My characters are composites of people I knew growing up in the 1970s and 80s in Shanghai’s former European quarters. Many were disenfranchised former elites who had gone to Western mission schools, like the “Renaissance Shanghainese” and Gordon Lou. Others were working-class Christian converts who had to survive and adapt to the new Communist regime. Still others – the few but memorable ones I knew – were Eurasians who continued to live in Shanghai after the 1949 Liberation. Most Westerners, of course, had long been “shanghaied” out of China by the time I was born, and anything not regarded as proletariat was banned during that period - particularly English and Western culture. “Renaissance Shanghainese” is my personal favorite in MEMOIRS OF A EURASIAN, and Sha-fei Hong, the first-person female narrator of SHANGHAI GIRL, is the character I feel most attached to. The other two narrators of that novel are men, although Gordon Lou and Ed Cook are both distinctive and strong characters in their own right.
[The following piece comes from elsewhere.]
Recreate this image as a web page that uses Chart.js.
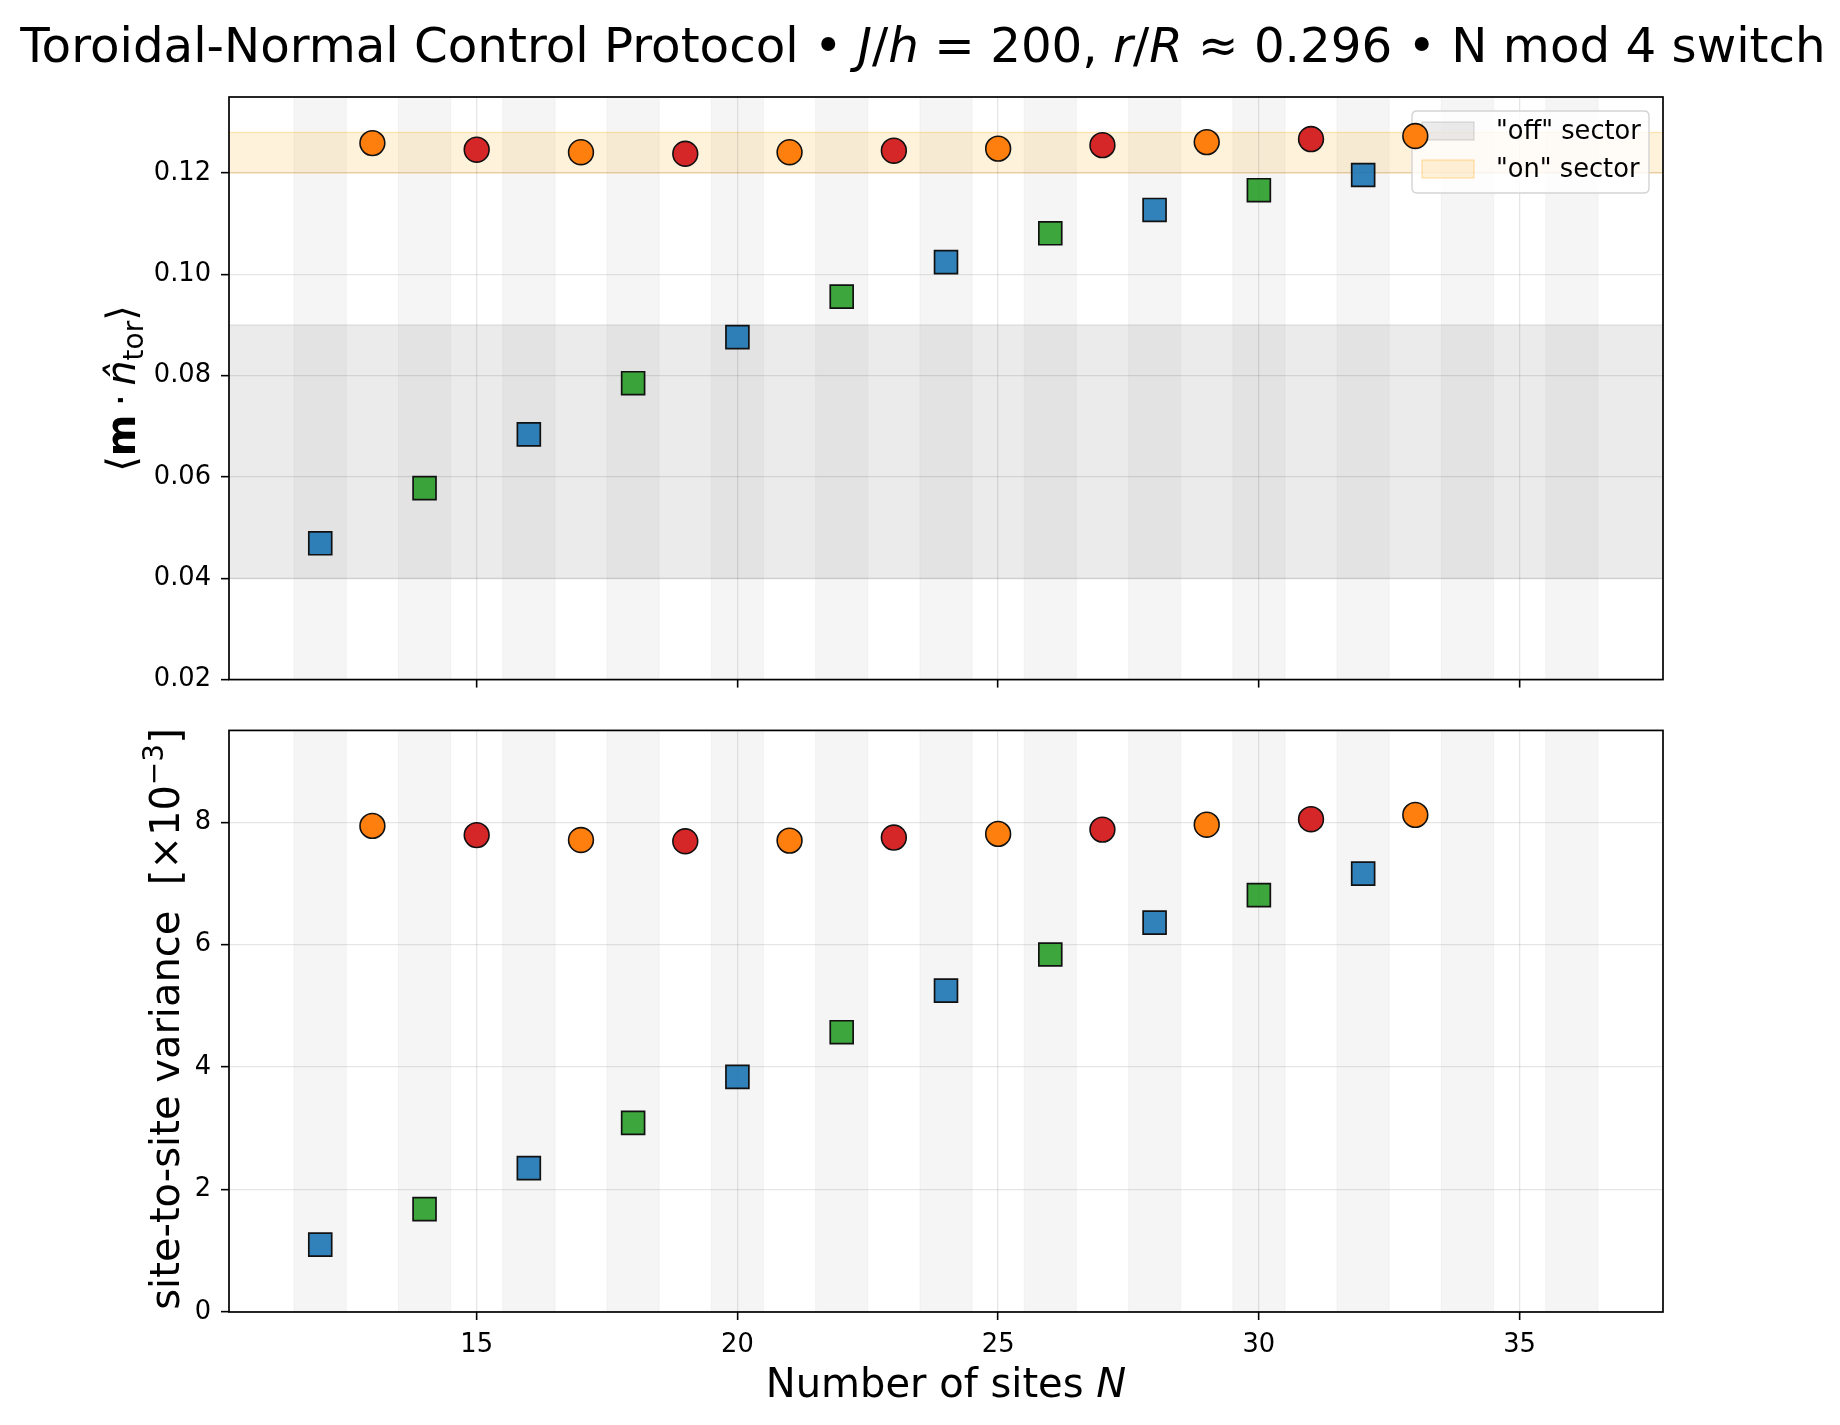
<!DOCTYPE html>
<html><head><meta charset="utf-8">
<script src="https://cdn.jsdelivr.net/npm/chart.js@4.4.1/dist/chart.umd.min.js"></script>
<style>
html,body{margin:0;padding:0;background:#fff;}
#wrap{position:relative;width:1840px;height:1425px;background:#fff;overflow:hidden;}
canvas{position:absolute;left:0;}
</style></head><body>
<div id="wrap">
<canvas id="c1" width="1840" height="705" style="top:0px"></canvas>
<canvas id="c2" width="1840" height="720" style="top:705px"></canvas>
</div>
<script>
// ---------------- data ----------------
const nMod0 = [12, 16, 20, 24, 28, 32];
const nMod2 = [14, 18, 22, 26, 30];
const nMod1 = [13, 17, 21, 25, 29, 33];
const nMod3 = [15, 19, 23, 27, 31];

// top panel: <m . n_tor>
const projMod0 = [0.0469, 0.0684, 0.0876, 0.1024, 0.1127, 0.1196];
const projMod2 = [0.0578, 0.0785, 0.0956, 0.1081, 0.1166];
const projMod1 = [0.1259, 0.1241, 0.1241, 0.1248, 0.1261, 0.1273];
const projMod3 = [0.1246, 0.1238, 0.1244, 0.1255, 0.1267];

// bottom panel: site-to-site variance [x1e-3]
const varMod0 = [1.10, 2.35, 3.84, 5.25, 6.36, 7.16];
const varMod2 = [1.68, 3.09, 4.57, 5.84, 6.81];
const varMod1 = [7.94, 7.71, 7.70, 7.81, 7.96, 8.12];
const varMod3 = [7.79, 7.69, 7.75, 7.88, 8.05];

// shaded columns (even N) and sectors
const stripeCenters = [12, 14, 16, 18, 20, 22, 24, 26, 28, 30, 32, 34, 36];
const offSector = [0.04, 0.09];
const onSector = [0.120, 0.128];
const sectorLabels = ['"off" sector', '"on" sector'];

// axes
const xRange = [10.25, 37.75];
const xTickValues = [15, 20, 25, 30, 35];
const xTickLabels = ['15', '20', '25', '30', '35'];
const topYRange = [0.02, 0.135];
const topYTickValues = [0.02, 0.04, 0.06, 0.08, 0.10, 0.12];
const topYTickLabels = ['0.02', '0.04', '0.06', '0.08', '0.10', '0.12'];
const botYRange = [0, 9.5];
const botYTickValues = [0, 2, 4, 6, 8];
const botYTickLabels = ['0', '2', '4', '6', '8'];

// ---------------- styling ----------------
const FAM = '"DejaVu Sans", sans-serif';
const fnt = (style, size) => `${style} ${size}px ${FAM}`;
const TICK = 25.7;
const LAB = 40;
const TITLE = 48.3;

Chart.defaults.font.family = FAM;

const styles = {
  mod0: {pointStyle: 'rect', r: 16.2, bw: 1.7, fill: 'rgba(31,119,180,0.92)'},
  mod2: {pointStyle: 'rect', r: 16.2, bw: 1.7, fill: 'rgba(44,160,44,0.92)'},
  mod1: {pointStyle: 'circle', r: 12.4, bw: 1.6, fill: '#ff7f0e'},
  mod3: {pointStyle: 'circle', r: 12.4, bw: 1.6, fill: '#d62728'}
};

function ds(label, xs, ys, st) {
  return {
    label, data: xs.map((n, i) => ({x: n, y: ys[i]})),
    pointStyle: st.pointStyle, pointRadius: st.r, pointHoverRadius: st.r,
    pointBackgroundColor: st.fill, backgroundColor: st.fill,
    pointBorderColor: '#111', borderColor: '#111', pointBorderWidth: st.bw,
    showLine: false
  };
}

// ---------------- plugins ----------------
const bgPlugin = {
  id: 'bg',
  beforeDraw(chart, args, opts) {
    const {ctx, chartArea: a, scales: {x, y}} = chart;
    ctx.save();
    ctx.beginPath(); ctx.rect(a.left, a.top, a.width, a.height); ctx.clip();
    for (const c of stripeCenters) {
      const x0 = x.getPixelForValue(c - 0.5), x1 = x.getPixelForValue(c + 0.5);
      ctx.fillStyle = 'rgba(0,0,0,0.04)';
      ctx.fillRect(x0, a.top, x1 - x0, a.height);
      ctx.strokeStyle = 'rgba(0,0,0,0.035)'; ctx.lineWidth = 1.3;
      ctx.strokeRect(x0, a.top - 3, x1 - x0, a.height + 6);
    }
    for (const b of (opts.bands || [])) {
      const y0 = y.getPixelForValue(b.range[1]), y1 = y.getPixelForValue(b.range[0]);
      ctx.fillStyle = b.fill; ctx.fillRect(a.left, y0, a.width, y1 - y0);
      ctx.strokeStyle = b.edge; ctx.lineWidth = 1.3;
      ctx.strokeRect(a.left - 3, y0, a.width + 6, y1 - y0);
    }
    ctx.restore();
  }
};

function roundRect(ctx, x, y, w, h, r) {
  ctx.beginPath();
  ctx.moveTo(x + r, y); ctx.lineTo(x + w - r, y); ctx.quadraticCurveTo(x + w, y, x + w, y + r);
  ctx.lineTo(x + w, y + h - r); ctx.quadraticCurveTo(x + w, y + h, x + w - r, y + h);
  ctx.lineTo(x + r, y + h); ctx.quadraticCurveTo(x, y + h, x, y + h - r);
  ctx.lineTo(x, y + r); ctx.quadraticCurveTo(x, y, x + r, y); ctx.closePath();
}

const legendPlugin = {
  id: 'sectorLegend',
  beforeDatasetsDraw(chart, args, opts) {
    if (!opts.items) return;
    const {ctx, chartArea: a} = chart;
    const w = 237, h = 82;
    const bx = a.right - 14 - w, by = a.top + 14;
    ctx.save();
    roundRect(ctx, bx, by, w, h, 5);
    ctx.fillStyle = 'rgba(255,255,255,0.8)'; ctx.fill();
    ctx.strokeStyle = '#d3d3d3'; ctx.lineWidth = 1.4; ctx.stroke();
    opts.items.forEach((it, i) => {
      const cy = by + 20 + i * 38;
      ctx.fillStyle = it.fill; ctx.fillRect(bx + 10, cy - 9, 52, 18);
      ctx.strokeStyle = it.edge; ctx.lineWidth = 1.3; ctx.strokeRect(bx + 10, cy - 9, 52, 18);
      ctx.fillStyle = '#000'; ctx.font = fnt('normal', TICK);
      ctx.textAlign = 'left'; ctx.textBaseline = 'middle';
      ctx.fillText(it.label, bx + 84, cy + 1);
    });
    ctx.restore();
  }
};

function drawRich(ctx, parts, cx, cy, rot) {
  ctx.save();
  ctx.translate(cx, cy); ctx.rotate(rot || 0);
  let w = 0;
  for (const p of parts) { ctx.font = p.font; w += ctx.measureText(p.t).width; }
  let x = -w / 2;
  ctx.textAlign = 'left'; ctx.textBaseline = 'alphabetic'; ctx.fillStyle = '#000';
  for (const p of parts) { ctx.font = p.font; ctx.fillText(p.t, x, p.dy || 0); x += ctx.measureText(p.t).width; }
  ctx.restore();
}

const framePlugin = {
  id: 'frame',
  afterDraw(chart, args, opts) {
    const {ctx, chartArea: a} = chart;
    ctx.save();
    ctx.strokeStyle = '#000'; ctx.lineWidth = 1.7;
    ctx.strokeRect(a.left, a.top, a.width, a.height);
    ctx.restore();
    for (const t of (opts.texts || [])) drawRich(ctx, t.parts, t.x, t.y, t.rot);
  }
};

// ---------------- charts ----------------
function makeChart(id, cfg) {
  return new Chart(document.getElementById(id), {
    type: 'scatter',
    data: {datasets: cfg.datasets},
    options: {
      responsive: false, animation: false, devicePixelRatio: 1, events: [],
      layout: {padding: {left: 0, right: 177, top: cfg.padTop, bottom: 0}},
      plugins: {
        legend: {display: false}, tooltip: {enabled: false}, title: {display: false},
        bg: {bands: cfg.bands || []},
        sectorLegend: {items: cfg.legend || null},
        frame: {texts: cfg.texts || []}
      },
      scales: {
        x: {
          type: 'linear', min: xRange[0], max: xRange[1],
          afterBuildTicks: s => { s.ticks = xTickValues.map(v => ({value: v})); },
          afterFit: s => { s.height = cfg.xH; },
          grid: {color: 'rgba(0,0,0,0.1)', lineWidth: 1.3, tickColor: '#000', tickLength: 8, tickWidth: 1.6, drawTicks: true},
          border: {display: false},
          ticks: {display: cfg.showX, font: {family: FAM, size: TICK}, color: '#000', padding: 10, maxRotation: 0,
                  callback: (v, i) => xTickLabels[i]}
        },
        y: {
          type: 'linear', min: cfg.yRange[0], max: cfg.yRange[1],
          afterBuildTicks: s => { s.ticks = cfg.yTicks.map(v => ({value: v})); },
          afterFit: s => { s.width = 229; },
          grid: {color: 'rgba(0,0,0,0.1)', lineWidth: 1.3, tickColor: '#000', tickLength: 8, tickWidth: 1.6, drawTicks: true},
          border: {display: false},
          ticks: {font: {family: FAM, size: TICK}, color: '#000', padding: 10,
                  callback: (v, i) => cfg.yLabels[i]}
        }
      }
    },
    plugins: [bgPlugin, legendPlugin, framePlugin]
  });
}

const n = s => fnt('normal', s), it = s => fnt('italic', s), bd = s => fnt('bold', s);

makeChart('c1', {
  padTop: 97, xH: 23, showX: false,
  yRange: topYRange, yTicks: topYTickValues, yLabels: topYTickLabels,
  datasets: [
    ds('N mod 4 = 1', nMod1, projMod1, styles.mod1),
    ds('N mod 4 = 3', nMod3, projMod3, styles.mod3),
    ds('N mod 4 = 0', nMod0, projMod0, styles.mod0),
    ds('N mod 4 = 2', nMod2, projMod2, styles.mod2)
  ],
  bands: [
    {range: offSector, fill: 'rgba(128,128,128,0.16)', edge: 'rgba(128,128,128,0.2)'},
    {range: onSector, fill: 'rgba(255,165,0,0.14)', edge: 'rgba(255,165,0,0.28)'}
  ],
  legend: [
    {label: sectorLabels[0], fill: 'rgba(128,128,128,0.16)', edge: 'rgba(128,128,128,0.25)'},
    {label: sectorLabels[1], fill: 'rgba(255,165,0,0.14)', edge: 'rgba(255,165,0,0.3)'}
  ],
  texts: [
    {x: 923, y: 62, rot: 0, parts: [
      {t: 'Toroidal-Normal Control Protocol • ', font: n(TITLE)},
      {t: 'J', font: it(TITLE)}, {t: '/', font: n(TITLE)}, {t: 'h', font: it(TITLE)},
      {t: ' = 200, ', font: n(TITLE)},
      {t: 'r', font: it(TITLE)}, {t: '/', font: n(TITLE)}, {t: 'R', font: it(TITLE)},
      {t: ' ≈ 0.296 • N mod 4 switch', font: n(TITLE)}
    ]},
    {x: 134.5, y: 388.5, rot: -Math.PI / 2, parts: [
      {t: '⟨', font: n(LAB)}, {t: 'm', font: bd(LAB)}, {t: '\u2009·\u2009', font: n(LAB)},
      {t: 'n\u0302', font: it(LAB)}, {t: 'tor', font: n(28), dy: 8}, {t: '⟩', font: n(LAB)}
    ]}
  ]
});

makeChart('c2', {
  padTop: 21, xH: 113, showX: true,
  yRange: botYRange, yTicks: botYTickValues, yLabels: botYTickLabels,
  datasets: [
    ds('N mod 4 = 1', nMod1, varMod1, styles.mod1),
    ds('N mod 4 = 3', nMod3, varMod3, styles.mod3),
    ds('N mod 4 = 0', nMod0, varMod0, styles.mod0),
    ds('N mod 4 = 2', nMod2, varMod2, styles.mod2)
  ],
  texts: [
    {x: 179, y: 314, rot: -Math.PI / 2, parts: [
      {t: 'site-to-site variance  [×10', font: n(LAB)}, {t: '−3', font: n(28), dy: -16}, {t: ']', font: n(LAB)}
    ]},
    {x: 946, y: 692, rot: 0, parts: [
      {t: 'Number of sites ', font: n(LAB)}, {t: 'N', font: it(LAB)}
    ]}
  ]
});
</script>
</body></html>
Is the Shanghai you write about consistent with the West’s image of this Chinese city?

 

While I don’t believe that there exists one codified image of Shanghai even among the Chinese, I imagine that some Western readers may think of China as being culturally and ethnically homogeneous. By setting my novels partly in its former French Concession, Shanghai’s unique position in China can be fleshed out and its less-known but fascinating stories can be told in an entertaining way. I’ll leave it to my readers to judge whether or not my Shanghai matches their own vision of it but I certainly hope they’ll enjoy the stories no matter what their notion of the city is, glamorous or otherwise.